Mission Statement: Break for a Change (BFC) is committed to providing an educational experience which promotes community involvement, self reflection, and social action. BFC recognizes that social problems are about people, not theories; we hope to deepen understanding by combining political analysis with direct service and experiential learning.

History: Break for a Change is a program at Duke University created, run, and taught by students. In the fall of 1994, a small group of students founded BFC in response to the dearth of non-denominational alternative spring break programs at Duke. After compiling source materials they created BFC.s first house course: Hunger and Homelessness in America. Traveling to Atlanta, Georgia, the participants experienced the first BFC spring break trip and returned eager to continue this unique form of peer education.

The Break for a Change model was expanded in 1995-1996, with the addition of 2 new programs, AIDS in America and Native American Issues.

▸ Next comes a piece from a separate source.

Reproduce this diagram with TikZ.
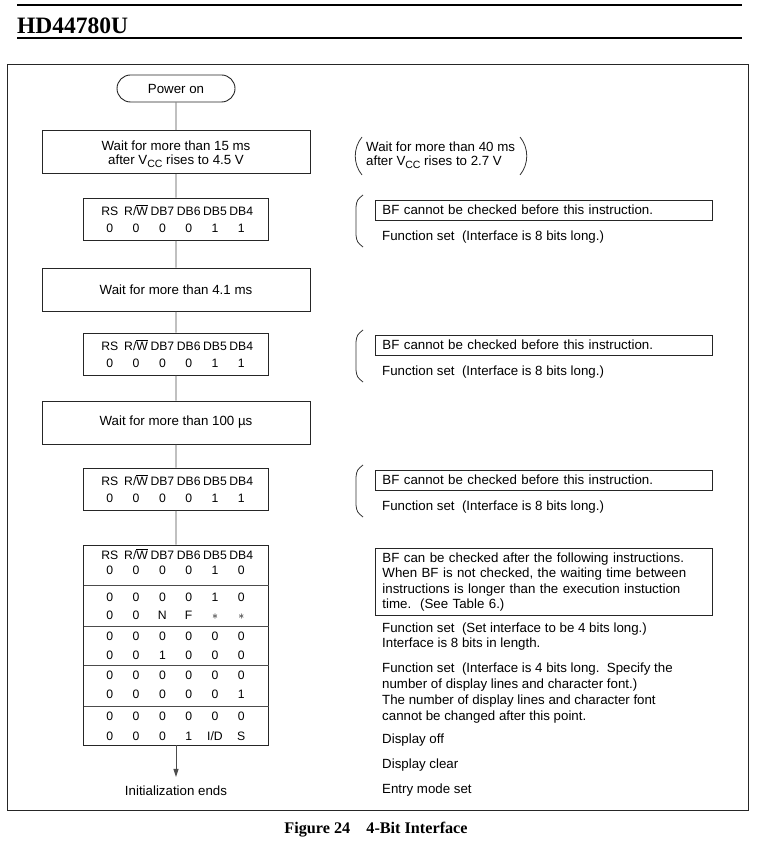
\documentclass[tikz,border=0pt]{standalone}
\usepackage{fontspec}
\setmainfont{Liberation Sans}
\newfontfamily\headfont{Liberation Serif}
\usetikzlibrary{arrows.meta}
\usetikzlibrary{shapes.misc}

\newcommand{\vcc}{V\raisebox{-3pt}{\fontsize{10.5}{10.5}\selectfont CC}}

\begin{document}
\begin{tikzpicture}[x=1pt, y=-1pt,
    txt/.style={font=\fontsize{13.3}{15.6}\selectfont, inner sep=0pt},
    cell/.style={font=\fontsize{12.2}{14}\selectfont, inner sep=0pt, text height=8.8pt, text depth=0pt},
    wbox/.style={draw=black!85, line width=0.9pt, minimum width=268pt, minimum height=43pt, txt, align=center},
    fbox/.style={draw=black!85, line width=0.9pt, minimum width=185pt, minimum height=42pt},
    note/.style={draw=black!85, line width=0.9pt, anchor=west, minimum width=337pt, minimum height=20pt, txt, inner xsep=7pt, text width=323pt, align=left},
    flow/.style={draw=black!70, line width=0.9pt},
    brk/.style={draw=black!80, line width=0.8pt}]
  \useasboundingbox (0,0) rectangle (760,866);

  % page head
  \draw[line width=2.5pt] (17,5) -- (742,5);
  \node[anchor=base west, inner sep=0pt, font=\headfont\bfseries\fontsize{23.5}{24}\selectfont] (head) at (17,34) {HD44780U};
  \draw[line width=2.5pt] (17,38) -- (742,38);
  \draw[black!85, line width=1pt] (7,65) rectangle (748,810);

  % flow
  \node[rounded rectangle, draw=black!85, line width=0.9pt, minimum width=118pt, minimum height=27pt, txt] (on) at (176,88.5) {Power on};
  \node[wbox] (w1) at (176,152) {};
  \node[txt] at (176,146) {Wait for more than 15 ms};
  \node[txt, anchor=base] at (176,164.5) {after \vcc\ rises to 4.5 V};
  \node[fbox] (f1) at (176,219) {};
  \node[wbox] (w2) at (176,289.5) {Wait for more than 4.1 ms};
  \node[fbox] (f2) at (176,354) {};
  \node[wbox] (w3) at (176,422.5) {Wait for more than 100 µs};
  \node[fbox] (f3) at (176,489) {};
  \node[fbox, minimum height=200pt] (tab) at (176,645) {};
  \node[txt] (end) at (176,791) {Initialization ends};

  \draw[flow] (on) -- (w1) -- (f1) -- (w2) -- (f2) -- (w3) -- (f3) -- (tab);
  \draw[flow, -{Triangle[length=8pt, width=5pt]}, shorten >=9pt] (tab) -- (end);

  % bit tables
  \foreach \y in {211,346,481,555} {
    \foreach \h [count=\i] in {RS, R/$\overline{\hbox{W}}$, DB7, DB6, DB5, DB4}
      \node[cell] at ({83.5+26.3*\i},\y) {\h};
  }
  \foreach \y/\row in {228/{0,0,0,0,1,1}, 363/{0,0,0,0,1,1}, 498/{0,0,0,0,1,1},
      570/{0,0,0,0,1,0}, 597/{0,0,0,0,1,0}, 615/{0,0,N,F,$\ast$,$\ast$},
      636/{0,0,0,0,0,0}, 655/{0,0,1,0,0,0}, 675/{0,0,0,0,0,0},
      694/{0,0,0,0,0,1}, 716/{0,0,0,0,0,0}, 736/{0,0,0,1,I/D,S}}
    \foreach \v [count=\i] in \row
      \node[cell] at ({83.5+26.3*\i},\y) {\v};
  \foreach \s in {585,626,665,706}
    \draw[flow] (83.5,\s) -- (268.5,\s);

  % notes
  \node[txt, anchor=west] (n0) at (366,147) {Wait for more than 40 ms};
  \node[txt, anchor=base west] (n1) at (366,165.5) {after \vcc\ rises to 2.7 V};
  \draw[brk] (362,137) .. controls (353,148) and (353,164) .. (362,175);
  \draw[brk] (520,137) .. controls (529,148) and (529,164) .. (520,175);

  \node[note] (bf1) at (375,210) {BF cannot be checked before this instruction.};
  \node[txt, anchor=base west] (fs1) at (382,240.5) {Function set\ \ (Interface is 8 bits long.)};
  \node[note] (bf2) at (375,345) {BF cannot be checked before this instruction.};
  \node[txt, anchor=base west] (fs2) at (382,375.5) {Function set\ \ (Interface is 8 bits long.)};
  \node[note] (bf3) at (375,480) {BF cannot be checked before this instruction.};
  \node[txt, anchor=base west] (fs3) at (382,510.5) {Function set\ \ (Interface is 8 bits long.)};
  \foreach \t in {195,330,465}
    \draw[brk] (363,\t) .. controls (357,\t+5) .. (356,\t+12) -- (356,\t+40) .. controls (357,\t+47) .. (363,\t+52);

  \node[note, anchor=north west, minimum height=67pt, font=\fontsize{13.3}{15.4}\selectfont] (bf4) at (375,548) {BF can be checked after the following instructions.\\When BF is not checked, the waiting time between\\instructions is longer than the execution instuction\\time.\ \ (See Table 6.)};
  \node[txt, anchor=base west, align=left] (fs4) at (382,647.8) {Function set\ \ (Set interface to be 4 bits long.)\\[-0.6pt]Interface is 8 bits in length.};
  \node[txt, anchor=base west, align=left] (fs5) at (382,720.8) {Function set\ \ (Interface is 4 bits long.\ \ Specify the\\[0.4pt]number of display lines and character font.)\\[0.4pt]The number of display lines and character font\\[0.4pt]cannot be changed after this point.};
  \node[txt, anchor=base west] (off) at (382,743.8) {Display off};
  \node[txt, anchor=base west] (clr) at (382,768.8) {Display clear};
  \node[txt, anchor=base west] (ems) at (382,793.8) {Entry mode set};

  \node[font=\headfont\bfseries\fontsize{16.2}{16}\selectfont] (cap) at (376,830) {Figure 24\quad 4-Bit Interface};
\end{tikzpicture}
\end{document}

Utilizing the advantages of a student forum, BFC brought students together to learn, discuss, and be active around important social issues.

The year of 1997 was one of incredible growth for Break for a Change. What started two years earlier as one trip serving fourteen students exploded into a program offering six trips and serving nearly 100 Duke students. In an effort to meet the amazing student interest, students and faculty collaborated in constructing three new trips: Domestic Violence, Child Advocacy, and Race and Religion. All six trips were repeated in 1998, as BFC strengthened its curriculum, university ties, and funding sources.

In the academic year 1998-1999, two more trips were inaugurated: Welfare in the US, growing out of issues raised in Housing and Homelessness, and Sweatshops, Duke, and the Global Economy, a combined effort with the campus organization Students Against Sweatshops. In addition, a course entitled Peer Education: Theories and Practice was taught in the fall for future teachers. This course develops the tools and methodology for experiential and service learning as well as allowing for resource and information sharing among BFC classes.

Due to accessibility of teachers, BFC modified its course listing for 1999-2000. A new course, Environmental Justice, was instigated in response to student health, and a new campus collaboration with the North Carolina Student Rural Health Coalition was formed, resulting in an eighth BFC class, Issues in Rural Health. In the past couple of years, class offerings have been updated to include topics such as Welfare in America: How and Why, Poverty and Privilege, AIDS and HIV, and The United States of Immigrants. With these new courses, Break for a Change continues to develop and strengthen its role in understanding and inspiring social consciousness through political education.

Structure: Break for a Change is overseen by a collective, in which members who have taken or facilitated classes meet to discuss various aspects of Break for a Change. These members meet as a whole to discuss BFC.s current status and its future, but are also broken into various committees like publicity, finances, and organization.